Lest anyone think that I don't understand that going to India is gonna be a challenge....let me reassure you...I GET IT.
When I tell people that I'm going for three and a half months, they inevitably ask me what I'm going to India FOR, what am I doing to DO there. My response is always, "I'm going to see India. Or at least a small part of it." Sometimes I'll explain that it's a "calling". But usually I just stop with, "I'm going to see India."
That is the simplest, truest answer. But just as folks asked me if I was going to Europe "for work or pleasure" a few years ago, people, in their search to understand my quest, tend to try to categorize the reason I might be going to India. Usually they offer such boxes as "Yoga?", "Meditate?", "Live in an Ashram?", before they get to "Work?", or "Fun?"(for some reason people rarely associate "Pleasure" with India). When I wrote about fielding that question before going to Europe, I talked then, as I have here in the past week, about being "called" to travel. But if you read between the lines of that post, you might recognize that I suspect the trip to Europe will turn out to be a great deal of "Pleasure." And, it was.
My impending journey, on the other hand.....I suspect this trip is very much about "Work."
Starting on a clearly superficial level, let's examine the energy it is bound to take just to be in India for 102 days without a time-out. I'm a person that is used to my alone time. I need it. When I was in high school I used to ask my mom to go to the movies sometimes just so I could have the house to myself. All I would do is watch tv, or read a book, but somehow just having one other person in a seven room house felt like too much of an invasion of my personal space. I get sensorially overwhelmed in Fred Meyer if I haven't had the perfect amount of beauty rest. I sleep with ear-plugs, a noise machine, a fan for more white noise, and a pillow over my ears and that while I live on an incredibly quiet street with house-mates that tend to be asleep before me insuring there will be little banging around to wake me up. And now I am getting ready to go to one of the most over-populated countries in the world. It's chock-a-block full of people. Filled to the gills. And all those people make sound, fill the streets and, soon, the edges of my personal space. And I don't think Fred Meyer has anything on the sights, sounds, smells that are going to flood my senses in a constant stream once my plane touches down in Mumbai.
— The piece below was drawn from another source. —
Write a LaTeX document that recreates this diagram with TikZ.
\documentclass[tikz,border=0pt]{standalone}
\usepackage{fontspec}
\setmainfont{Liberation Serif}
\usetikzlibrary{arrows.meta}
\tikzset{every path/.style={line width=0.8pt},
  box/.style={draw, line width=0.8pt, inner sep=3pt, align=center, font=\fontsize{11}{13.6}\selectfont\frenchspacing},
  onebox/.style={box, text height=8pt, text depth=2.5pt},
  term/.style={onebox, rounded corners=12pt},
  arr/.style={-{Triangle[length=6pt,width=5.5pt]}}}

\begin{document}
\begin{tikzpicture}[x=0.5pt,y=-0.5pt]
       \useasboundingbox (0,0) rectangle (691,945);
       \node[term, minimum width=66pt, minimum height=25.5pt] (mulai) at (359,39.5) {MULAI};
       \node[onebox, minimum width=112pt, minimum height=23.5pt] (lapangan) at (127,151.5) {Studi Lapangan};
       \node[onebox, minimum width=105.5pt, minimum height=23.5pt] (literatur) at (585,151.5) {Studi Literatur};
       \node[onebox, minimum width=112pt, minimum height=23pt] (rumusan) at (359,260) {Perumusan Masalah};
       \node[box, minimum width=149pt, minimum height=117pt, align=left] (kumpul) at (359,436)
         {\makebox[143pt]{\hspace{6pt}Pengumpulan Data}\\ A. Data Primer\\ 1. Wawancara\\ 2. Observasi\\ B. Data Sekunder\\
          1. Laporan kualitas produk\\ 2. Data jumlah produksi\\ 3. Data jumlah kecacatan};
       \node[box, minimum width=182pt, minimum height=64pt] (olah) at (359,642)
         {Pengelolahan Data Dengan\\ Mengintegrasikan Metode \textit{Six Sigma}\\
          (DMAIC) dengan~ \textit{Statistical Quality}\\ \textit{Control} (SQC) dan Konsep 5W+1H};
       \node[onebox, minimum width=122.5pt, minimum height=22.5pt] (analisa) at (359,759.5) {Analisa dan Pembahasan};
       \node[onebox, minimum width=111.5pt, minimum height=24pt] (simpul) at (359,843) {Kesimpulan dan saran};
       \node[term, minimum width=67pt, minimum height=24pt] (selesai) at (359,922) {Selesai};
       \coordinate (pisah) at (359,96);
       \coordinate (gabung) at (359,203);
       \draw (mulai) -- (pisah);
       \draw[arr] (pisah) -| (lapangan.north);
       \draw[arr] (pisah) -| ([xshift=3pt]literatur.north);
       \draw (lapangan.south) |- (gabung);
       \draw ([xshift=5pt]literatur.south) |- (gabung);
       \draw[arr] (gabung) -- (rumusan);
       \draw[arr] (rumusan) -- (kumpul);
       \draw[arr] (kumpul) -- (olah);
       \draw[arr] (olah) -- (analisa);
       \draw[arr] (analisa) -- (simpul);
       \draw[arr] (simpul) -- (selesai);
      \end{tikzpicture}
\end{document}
For the last month or so, I've been thinking of that quote above...."No one realizes how beautiful it is to travel until he comes home and rests his head on his old, familiar pillow"...especially when I wake up, my head cradled by 7 insanely well worn down pillows, on a pillow-top bed, feeling like a princess. Every picture of every hotel bed in India that I can afford looks only slightly more luxurious than a straw mat. Ok, I'm exaggerating. But they tend to be very thin mattresses with one very anemic looking pillow.
I miss my bed already.
But whenever I start to grieve for the soon to be separation from my bed, my thinking expands to a slightly less superficial realm. I begin imagining all those souls I will encounter who have no pillows, no beds, no walls to shut the world out when they sleep, eat, go to the bathroom. My mind wonders how in the world I will process (sensory overload aside) the devastating poverty, sickness, filth, and desperation that I've been told to expect.
My friend Jane related a quote from a teacher of hers who said something like, "India will either make you insane or crack your heart wide-open." I believe it. And I believe that any place that has that power will take a great deal of energetic work to navigate it without going crazy. And it will take a great deal of courage to let India into my psyche, to let my heart crack wide-open.
I guess what I'm going to be "doing" in India is learning how let go of what I think I need in order to be comfortable, challenging myself to see India as it is (thanks Zach) without going crazy, making peace with the mosquitoes and the constant stimulation and the massively challenging socio economic disparity, not just between how I live and so many people live in India, but between how so many Indians live in relative opulence while millions of their countrymen live, sanctioned by the caste system, hand to mouth in filth I cannot imagine. I will be working to understand a culture that is so vastly different than my own without trying to impose my needs and beliefs and worries and sensitivities onto a people that are pretty ensconced in their own needs, beliefs, worries and sensitivities.
In the midst of all of this I will get to see some pretty cool things, hopefully I'll ride an elephant, take some pretty pictures, and do all those things that tourists do for "fun". But I need to make it clear that this trip feels like a job to me. A job assigned to me by my soul. A job that will be hard, challenging, exhausting and, hopefully, very very rewarding.